Story by: Sgt. Michael Vanpool

Posted on: January 12, 2016

Staff Sgt. Timothy Boutte, the senior mechanic for Company D, 949th Brigade Support Battalion, 56th Infantry Brigade Combat Team, 36th Infantry Division, Texas Army National Guard, pushes through prone rows while Command Sgt. Maj. Michelle Thompson, the battalion's command sergeant major, motivates him to complete the air assault course at Camp Swift, Jan. 8. The course was one of eight events that were part of the 56th Infantry Brigade Combat Team’s Best Warrior Competition. (U.S. Army National Guard photo by Sgt. Michael Vanpool/Released)
Staff Sgt. Timothy Boutte, the senior mechanic for Company D, 949th Brigade Support Battalion, 56th Infantry Brigade Combat Team, 36th Infantry Division, Texas Army National Guard, pushes through prone rows while Command Sgt. Maj. Michelle Thompson, the battalion's command sergeant major, motivates him to complete the air assault course at Camp Swift, Jan. 8. The course was one of eight events that were part of the 56th Infantry Brigade Combat Team’s Best Warrior Competition. (U.S. Army National Guard photo by Sgt. Michael Vanpool/Released)

BASTROP, Texas - “You can do it!” “Just one more left!” “Woo who, you’re almost there!”

Those aren’t exactly words exchanged between people competing for the same title. But it is what a group of Soldiers were saying to each other this past weekend.

Seven Soldiers of the 56th Infantry Brigade Combat Team, 36th Infantry Division, Texas Army National Guard, competed in the brigade’s Best Warrior Competition at Camp Swift, Jan. 8-10.

Ultimately, one noncommissioned officer and one junior enlisted Soldier bested out their comrades to achieve the title of Best Warrior. The winners were Staff Sgt. Jake Jackson, the supply sergeant for Headquarters and Headquarters Company, 3rd Battalion, 144th Infantry Regiment, and Spec. Russell Bega, an infantryman with Company D, 2nd Battalion, 142 Infantry Regiment. They each now have the chance to enter the Texas National Guard Best Warrior Competition. 

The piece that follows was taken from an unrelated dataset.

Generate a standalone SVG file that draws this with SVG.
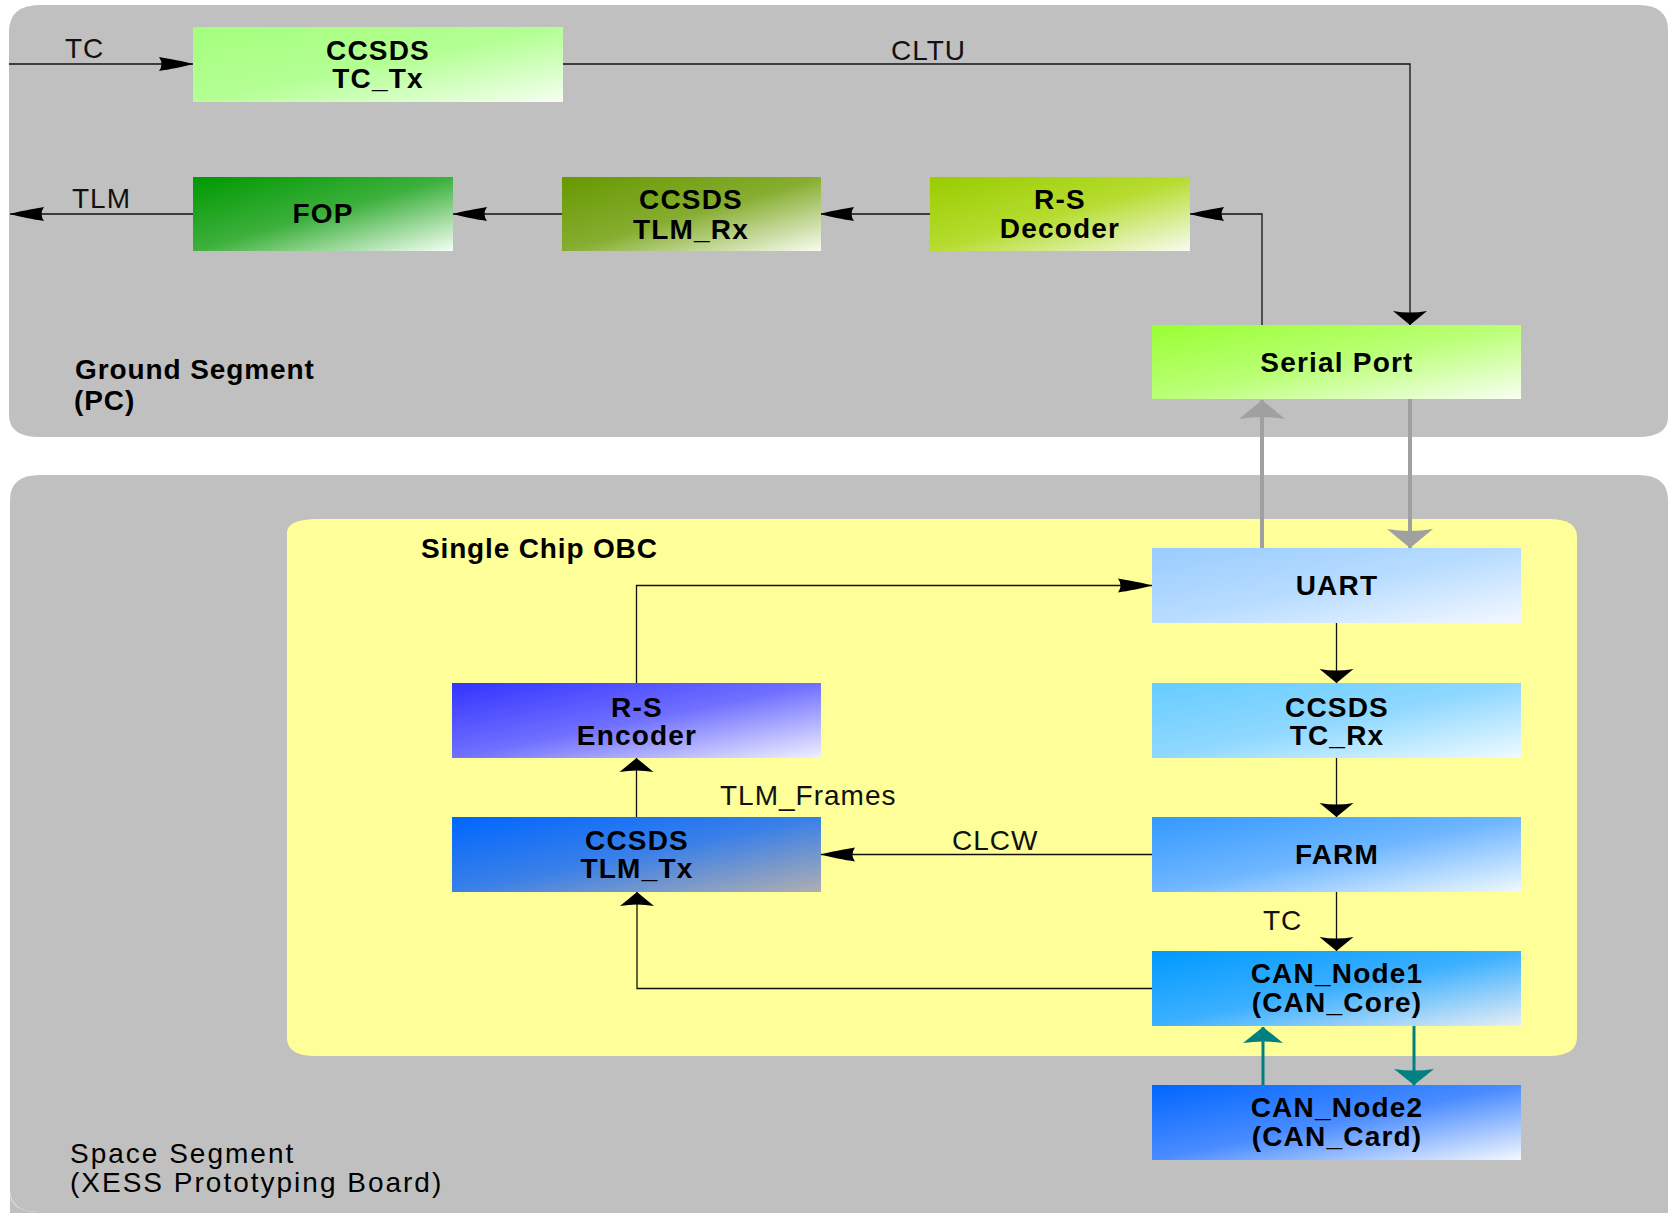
<svg xmlns="http://www.w3.org/2000/svg" width="1668" height="1213" viewBox="0 0 1668 1213">
  <defs>
    <style>
      .panel-grey { fill: #c0c0c0; }
      .panel-chip { fill: #ffff99; }
      .node-label { font-family: "Liberation Sans", Arial, sans-serif; font-weight: bold; font-size: 28px; letter-spacing: 1.2px; text-anchor: middle; fill: #000; }
      .flow-label { font-family: "Liberation Sans", Arial, sans-serif; font-size: 28px; letter-spacing: 1px; fill: #111; }
      .seg-label { font-family: "Liberation Sans", Arial, sans-serif; font-size: 28px; fill: #000; }
      .conn { fill: none; stroke: #111; stroke-width: 1.3; }
      .conn-grey { fill: none; stroke: #a0a0a0; stroke-width: 4; }
      .conn-teal { fill: none; stroke: #008080; stroke-width: 3; }
    </style>

    <!-- long thin dart for horizontal flows -->
    <marker id="dart-h" markerUnits="userSpaceOnUse" markerWidth="40" markerHeight="20" refX="0" refY="0" orient="auto" overflow="visible">
      <path d="M0,0 C-9,-2.5 -24,-5.5 -34,-7 Q-29,0 -34,7 C-24,5.5 -9,2.5 0,0 Z" fill="#000"/>
    </marker>
    <!-- short wide dart for vertical flows -->
    <marker id="dart-v" markerUnits="userSpaceOnUse" markerWidth="20" markerHeight="40" refX="0" refY="0" orient="auto" overflow="visible">
      <path d="M0,0 L-14,-17 Q-11,0 -14,17 Z" fill="#000"/>
    </marker>
    <marker id="dart-grey" markerUnits="userSpaceOnUse" markerWidth="24" markerHeight="50" refX="0" refY="0" orient="auto" overflow="visible">
      <path d="M0,0 L-19,-23 Q-15,0 -19,23 Z" fill="#a0a0a0"/>
    </marker>
    <marker id="dart-teal" markerUnits="userSpaceOnUse" markerWidth="20" markerHeight="44" refX="0" refY="0" orient="auto" overflow="visible">
      <path d="M0,0 L-16,-20 Q-13,0 -16,20 Z" fill="#008080"/>
    </marker>

    <!-- block fills: saturated at the left, fading to white at the lower right -->
    <linearGradient id="g-tctx" x1="0" y1="0" x2="1" y2="1">
      <stop offset="0" stop-color="#a4ff7c"/>
      <stop offset="0.5" stop-color="#b4ff94"/>
      <stop offset="1" stop-color="#f6fff2"/>
    </linearGradient>
    <linearGradient id="g-fop" x1="0" y1="0" x2="1" y2="1">
      <stop offset="0" stop-color="#009900"/>
      <stop offset="0.5" stop-color="#3db03d"/>
      <stop offset="1" stop-color="#f4fff4"/>
    </linearGradient>
    <linearGradient id="g-tlmrx" x1="0" y1="0" x2="1" y2="1">
      <stop offset="0" stop-color="#669900"/>
      <stop offset="0.5" stop-color="#86ad30"/>
      <stop offset="1" stop-color="#f8fcf0"/>
    </linearGradient>
    <linearGradient id="g-rsdec" x1="0" y1="0" x2="1" y2="1">
      <stop offset="0" stop-color="#99cc00"/>
      <stop offset="0.5" stop-color="#b6dc30"/>
      <stop offset="1" stop-color="#f8fcf0"/>
    </linearGradient>
    <linearGradient id="g-serial" x1="0" y1="0" x2="1" y2="1">
      <stop offset="0" stop-color="#99ff33"/>
      <stop offset="0.5" stop-color="#bbff77"/>
      <stop offset="1" stop-color="#f8fff2"/>
    </linearGradient>
    <linearGradient id="g-uart" x1="0" y1="0" x2="1" y2="1">
      <stop offset="0" stop-color="#99ccff"/>
      <stop offset="0.5" stop-color="#b8dcff"/>
      <stop offset="1" stop-color="#f4f8ff"/>
    </linearGradient>
    <linearGradient id="g-tcrx" x1="0" y1="0" x2="1" y2="1">
      <stop offset="0" stop-color="#66ccff"/>
      <stop offset="0.5" stop-color="#8fd8ff"/>
      <stop offset="1" stop-color="#f0faff"/>
    </linearGradient>
    <linearGradient id="g-farm" x1="0" y1="0" x2="1" y2="1">
      <stop offset="0" stop-color="#3399ff"/>
      <stop offset="0.5" stop-color="#6eb6ff"/>
      <stop offset="1" stop-color="#f0f8ff"/>
    </linearGradient>
    <linearGradient id="g-can1" x1="0" y1="0" x2="1" y2="1">
      <stop offset="0" stop-color="#0099ff"/>
      <stop offset="0.5" stop-color="#3cb0ff"/>
      <stop offset="1" stop-color="#e8eef4"/>
    </linearGradient>
    <linearGradient id="g-can2" x1="0" y1="0" x2="1" y2="1">
      <stop offset="0" stop-color="#0066ff"/>
      <stop offset="0.5" stop-color="#4a8cff"/>
      <stop offset="1" stop-color="#f4f8ff"/>
    </linearGradient>
    <linearGradient id="g-rsenc" x1="0" y1="0" x2="1" y2="1">
      <stop offset="0" stop-color="#3333ff"/>
      <stop offset="0.5" stop-color="#7070ff"/>
      <stop offset="1" stop-color="#f0f0ff"/>
    </linearGradient>
    <linearGradient id="g-tlmtx" x1="0" y1="0" x2="1" y2="1">
      <stop offset="0" stop-color="#0066ff"/>
      <stop offset="0.5" stop-color="#3a80e8"/>
      <stop offset="1" stop-color="#b0aeb0"/>
    </linearGradient>
  </defs>

  <rect width="1668" height="1213" fill="#ffffff"/>

  <!-- segment panels -->
  <g id="ground-segment">
    <path class="panel-grey" d="M40,5 H1638 Q1668,5 1668,30 V417 Q1668,437 1638,437 H40 Q9,437 9,415 V32 Q9,5 40,5 Z"/>
    <text class="seg-label" x="75" y="379" font-weight="bold" letter-spacing="0.9">Ground Segment</text>
    <text class="seg-label" x="74" y="410" font-weight="bold" letter-spacing="0.9">(PC)</text>
  </g>

  <g id="space-segment">
    <path class="panel-grey" d="M40,475 H1638 Q1668,475 1668,500 V1213 H10 V1192 Q10,1212 40,1212 Z"/>
    <path class="panel-grey" d="M10,500 Q10,475 40,475 H60 V1212 H40 Q10,1212 10,1190 Z"/>
    <text class="seg-label" x="70" y="1163" letter-spacing="2">Space Segment</text>
    <text class="seg-label" x="70" y="1192" letter-spacing="2"> (XESS Prototyping Board)</text>
  </g>

  <g id="single-chip-obc">
    <path class="panel-chip" d="M318,519 H1549 Q1577,519 1577,537 V1037 Q1577,1056 1549,1056 H316 Q287,1056 287,1038 V533 Q287,519 318,519 Z"/>
    <text class="seg-label" x="421" y="558" font-weight="bold" letter-spacing="0.85">Single Chip OBC</text>
  </g>

  <!-- connectors -->
  <g id="connectors">
    <path class="conn" d="M9,64 H193" marker-end="url(#dart-h)"/>
    <path class="conn" d="M563,64 H1410 V325" marker-end="url(#dart-v)"/>
    <path class="conn" d="M1262,325 V214 H1190" marker-end="url(#dart-h)"/>
    <path class="conn" d="M930,214 H820" marker-end="url(#dart-h)"/>
    <path class="conn" d="M562,214 H453" marker-end="url(#dart-h)"/>
    <path class="conn" d="M193,214 H10" marker-end="url(#dart-h)"/>

    <path class="conn-grey" d="M1262,548 V400" marker-end="url(#dart-grey)"/>
    <path class="conn-grey" d="M1410,399 V548" marker-end="url(#dart-grey)"/>

    <path class="conn" d="M1336.5,623 V683" marker-end="url(#dart-v)"/>
    <path class="conn" d="M1336.5,758 V817" marker-end="url(#dart-v)"/>
    <path class="conn" d="M1336.5,892 V951" marker-end="url(#dart-v)"/>
    <path class="conn" d="M1152,854.5 H821" marker-end="url(#dart-h)"/>
    <path class="conn" d="M1152,988.5 H637 V892" marker-end="url(#dart-v)"/>
    <path class="conn" d="M636.5,817 V758" marker-end="url(#dart-v)"/>
    <path class="conn" d="M636.5,683 V585.5 H1152" marker-end="url(#dart-h)"/>

    <path class="conn-teal" d="M1263,1085 V1027" marker-end="url(#dart-teal)"/>
    <path class="conn-teal" d="M1414,1026 V1085" marker-end="url(#dart-teal)"/>

    <text class="flow-label" x="65" y="58">TC</text>
    <text class="flow-label" x="891" y="60">CLTU</text>
    <text class="flow-label" x="72" y="208">TLM</text>
    <text class="flow-label" x="720" y="805">TLM_Frames</text>
    <text class="flow-label" x="952" y="850">CLCW</text>
    <text class="flow-label" x="1263" y="930">TC</text>
  </g>

  <!-- ground segment blocks -->
  <g id="ccsds-tc-tx">
    <rect x="193" y="27" width="370" height="75" fill="url(#g-tctx)"/>
    <text class="node-label" x="378" y="59.5">CCSDS</text>
    <text class="node-label" x="378" y="87.5">TC_Tx</text>
  </g>
  <g id="fop">
    <rect x="193" y="177" width="260" height="74" fill="url(#g-fop)"/>
    <text class="node-label" x="323" y="223">FOP</text>
  </g>
  <g id="ccsds-tlm-rx">
    <rect x="562" y="177" width="259" height="74" fill="url(#g-tlmrx)"/>
    <text class="node-label" x="691" y="209">CCSDS</text>
    <text class="node-label" x="691" y="239">TLM_Rx</text>
  </g>
  <g id="rs-decoder">
    <rect x="930" y="177" width="260" height="74" fill="url(#g-rsdec)"/>
    <text class="node-label" x="1060" y="209">R-S</text>
    <text class="node-label" x="1060" y="238">Decoder</text>
  </g>
  <g id="serial-port">
    <rect x="1152" y="325" width="369" height="74" fill="url(#g-serial)"/>
    <text class="node-label" x="1337" y="372">Serial Port</text>
  </g>

  <!-- on-board blocks -->
  <g id="uart">
    <rect x="1152" y="548" width="369" height="75" fill="url(#g-uart)"/>
    <text class="node-label" x="1337" y="595">UART</text>
  </g>
  <g id="ccsds-tc-rx">
    <rect x="1152" y="683" width="369" height="75" fill="url(#g-tcrx)"/>
    <text class="node-label" x="1337" y="717">CCSDS</text>
    <text class="node-label" x="1337" y="745">TC_Rx</text>
  </g>
  <g id="farm">
    <rect x="1152" y="817" width="369" height="75" fill="url(#g-farm)"/>
    <text class="node-label" x="1337" y="864">FARM</text>
  </g>
  <g id="can-node1">
    <rect x="1152" y="951" width="369" height="75" fill="url(#g-can1)"/>
    <text class="node-label" x="1337" y="983">CAN_Node1</text>
    <text class="node-label" x="1337" y="1012">(CAN_Core)</text>
  </g>
  <g id="can-node2">
    <rect x="1152" y="1085" width="369" height="75" fill="url(#g-can2)"/>
    <text class="node-label" x="1337" y="1117">CAN_Node2</text>
    <text class="node-label" x="1337" y="1146">(CAN_Card)</text>
  </g>
  <g id="rs-encoder">
    <rect x="452" y="683" width="369" height="75" fill="url(#g-rsenc)"/>
    <text class="node-label" x="637" y="717">R-S</text>
    <text class="node-label" x="637" y="745">Encoder</text>
  </g>
  <g id="ccsds-tlm-tx">
    <rect x="452" y="817" width="369" height="75" fill="url(#g-tlmtx)"/>
    <text class="node-label" x="637" y="850">CCSDS</text>
    <text class="node-label" x="637" y="878">TLM_Tx</text>
  </g>
</svg>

“You’ve got to train, not just your body but get mentally prepared,” Bega said. “Whether it’s the board or a 60-foot obstacle tower, you have to be confident in yourself to get past it and that you have the mental fortitude to succeed.”

The road to the title was no cake walk. Combining the ruck march, two runs through a land navigation course, and the air assault course, the competitors pounded their boots on the ground for more than 20 miles throughout a span of 36 hours.

The weekend was also sprinkled with an appearance board, a written essay, and the assembly and disassembly of five military-grade weapons.

“All of this represents tasks that we should all know,” Jackson said. “Whatever your skill set, you should be professional and try your best.”

The down time between events was minimal, but it was not a time for rest. After Soldiers worked through their individual events, they motivated each other to push themselves to their boiling point.

“We want everyone to do their best and to beat each other at their best,” said Command Sgt. Maj. Clinton Petty, the brigade’s acting command sergeant major. “There’s no glory in beating someone on their worst day. There’s more satisfaction in beating them on their best day.”

The competitors were selected from their battalions about two months prior to the brigade’s competition. In between the battalion and brigade competitions, the traditional feasts during the holidays could have prevented a solid physical state.

“I prepared with a lot of PT, a lot of studying,” Jackson said, “which was hard with all the food around during the Christmas break.”

Being citizens Soldiers, most of the preparation took place during the time between drills, and it was often the sole responsibility of each competitor to find their own motivation.

“No matter what as long as I did everything in my power and the confidence in myself I could get it done,” Bega said. “There were times on the land navigation] course where I got tangled up and frustrated. But you take a second, time to breathe, you find out you’re capable of more than you think.”

This internal motivation, boosted by the cheering of fellow Soldiers, pushed the competitors to their physical and mental limits.

“I really think that being a part of something bigger, not just the 56th Brigade, but we’re all a part of the Texas Guard, we’re all a part of the Army.”